Shyne Coldchain II
Primed for the spotlight, Vince Staples benefits from strong connections, raw talent and poignant social commentary with the edgy "Shyne Coldchain 2."
Routinely battling odds, Vince Staples has sought escape from the trappings of endangered youth in Long Beach while coming into his own from under the shadow of his friendly competitor Earl Sweatshirt. Though the two share creative chemistry, their back-stories diverge as Odd Future’s scary imagery never matched most of their amicable realities. In contrast, Vince’s Rap pursuits detour from acquaintances and relatives who wound up imprisoned or in early graves, leaving him no choice but to carry on their legacies. A continual testament to his foresight, Shyne Coldchain 2 is his fourth mixtape in as many years, as his career has finally begun gaining traction.
Hardly one to fit in easily (thus rumored to still be on shaky ground with factions of the OF collective) Vince Staples’ primary disposition is one of cynicism towards Hip Hop and society in general. Thankfully, savvy business moves have helped him get ahead in the race while keeping his work free from compromise thus far. Out the gate taking no prisoners, Staples lets his stream of consciousness loose proclaiming, “Obama’s just a house nigga to me” on the ominous first track “Progressive 3.” Proceeding to lash out further, he starts his second verse, “Just sit and look at where they raised us at, seen blacks ain’t crack, so they gave us that / Give us hope then take us back, to the 1800s with these Rap contracts.” These sharp couplets explore the double-edged sword of progress that awaits naïve upstarts—a trap Vince has so far been adept at dodging.
Clocking in at 29 minutes, Vince Staples takes advantage of each introspective and grim moment on Shyne Coldchain 2. While he has mastered the techniques of potent flow and delivery, multiple listens are required to grasp the lessons and wisdom in the brief project’s 10 songs. “Oh You Scared” is a highlight where the normally sweet temptress Jhene Aiko teasingly accentuates Vince’s malicious performance—their conflicting values making for one of his most professionally polished records to date. Having graduated to the big leagues, the abrasive “Humble” makes it clear he’s earned his spot as its hook barks, “I deserve this shit / I’m from the side of the curb where the birds get flipped.” In vivid detail the still adolescent emcee discusses dropping out of high school to cause mischief, putting good use to witty visuals such as, “Ski maskin’, but niggas wasn’t going to Aspen.” Shortly thereafter, he tries to explain his heartless position to his mom, hoping all will be forgiven if he makes it rapping. Where it would seem he’s ice cold, he shows glimpses of sincerity here and on “Earth Science,” an open letter to an estranged flame, proving warmth lies beneath his surface.

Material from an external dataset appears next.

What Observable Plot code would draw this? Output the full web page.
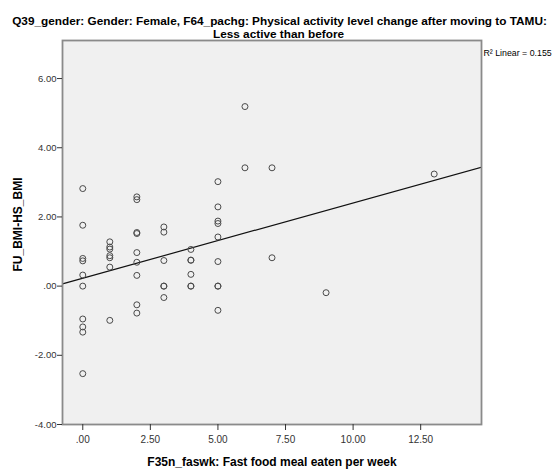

Without an overt attempt at reaching the radio, Shyne Coldchain 2 catches the world off guard, reminding of a time when lyrics and genuine stories were all it took to be received favorably. Rather than promoting violence as a worthwhile resolution, Vince Staples’ hazardous conditions knew little alternative until Rap came along. His biggest challenge will be reeling in new fans accustomed to being spoon fed simplicity, as the murky “Trunk Rattle” risks going over heads. Setting a dismal depiction of his family’s criminal background, “back when Common had you trying to read Korans and go to college” comparing their plight to those who were afforded better experiences. Calling his affiliates “the pride of [Crip gang founder] Raymond Washington” on “Locked And Loaded”, the KKK’s onslaught as an analogy for modern urban genocide is yet another example of Vince’s poetic brilliance.
Vince Staples is a pleasant anomaly to a Rap game often watered down by acts seeking attention for everything except quality music. Full of slappers from relevant producer turned Def Jam higher up No I.D., Shyne Coldchain 2 serves as an appetizer prepping for an anticipated retail album from Staples on the powerhouse label. With the machine behind him, he tells the all too familiar tale of determination to get out of the hood instead of surviving in it. Despite his limited perspective, it manages to excite due to a varying degree of tempos along with a lack of artistic sacrifice. Since making peace with his troubled days, Vince Staples has figured out his path and leapfrogged the pack, this release sure to accelerate his steadily rising status.